Qualcomm acquired Modular for $3.9B in stock on June 24.
This isn't a chip deal. This is the software layer that breaks CUDA's grip.
Modular's platform lets you write AI once and run it across Nvidia, AMD, Arm, and Apple silicon. No rewrites. No vendor lock-in. The same code, any chip.
Founded by Chris Lattner — the engineer behind LLVM and Apple's Swift language — Modular built Mojo, a programming language that matches Python's ease with C-level performance. Qualcomm didn't buy a product. They bought the infrastructure layer Nvidia never wanted to exist.
Cristiano Amon called it "a pivotal moment for the AI industry." He's right. For five years, enterprises have been forced into CUDA. Every model, every training run, every inference pipeline — Nvidia-controlled from top to bottom. The switching cost was the moat.
Modular dissolves that moat.
And this isn't Qualcomm's only move. They're also negotiating an $8-10B acquisition of Tenstorrent — Jim Keller's AI chip company.

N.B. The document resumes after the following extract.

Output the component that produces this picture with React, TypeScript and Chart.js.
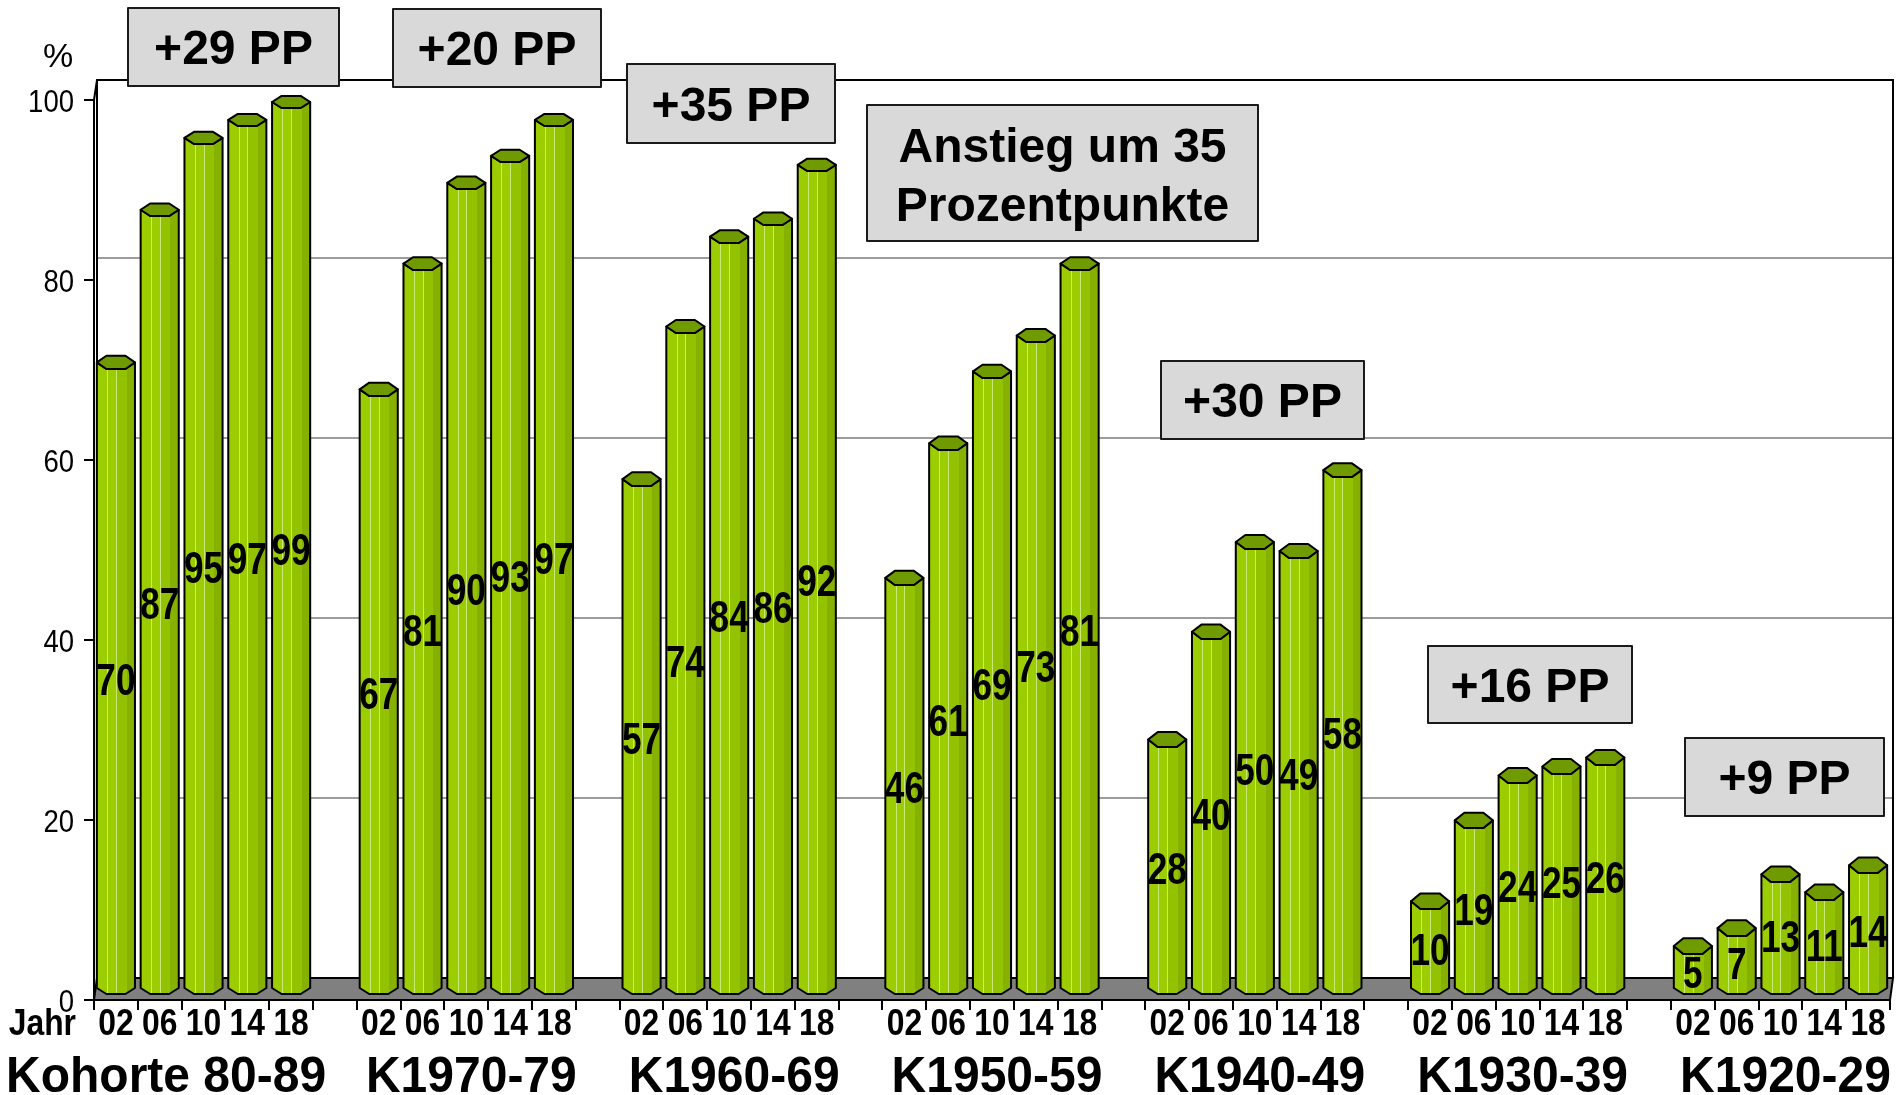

Between the hardware and the software, Qualcomm is assembling the complete anti-Nvidia stack.
Meta is already an early customer for Qualcomm's Dragonfly C1000 CPU. The enterprise alternative to CUDA just got a corporate parent with $40B+ in annual revenue.

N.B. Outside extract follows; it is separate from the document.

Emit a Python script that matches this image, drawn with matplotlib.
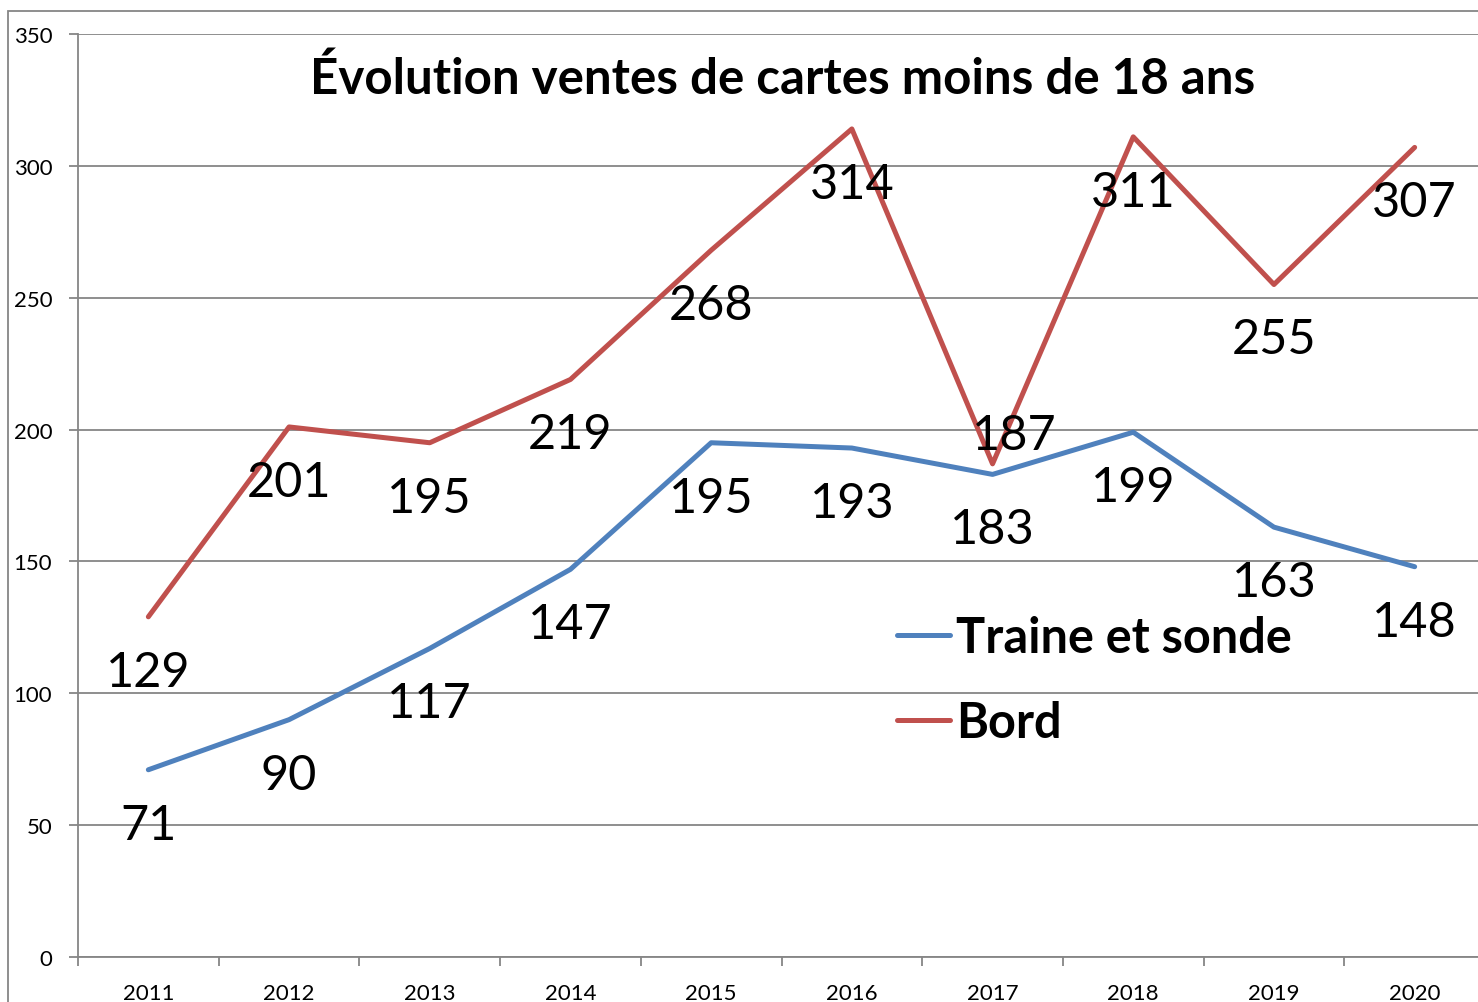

Audit your Nvidia dependency today. Map every workload that's CUDA-locked. The escape route just got real.
SOURCE: https://www.cnbc.com/2026/06/24/qualcomm-ai-chip-modular-software.html
VERIFIED: CNBC, Bloomberg, Economic Times, SDxCentral, Modular official announcement
SIGNAL: CUDA lock-in has been Nvidia's deepest competitive moat. Qualcomm now owns the software layer that dissolves it. Every enterprise CTO watching AI infrastructure spend needs to reassess their chip vendor strategy immediately.
Qualcomm just bought the company that can kill CUDA lock-in. Your Nvidia bet just got hedged.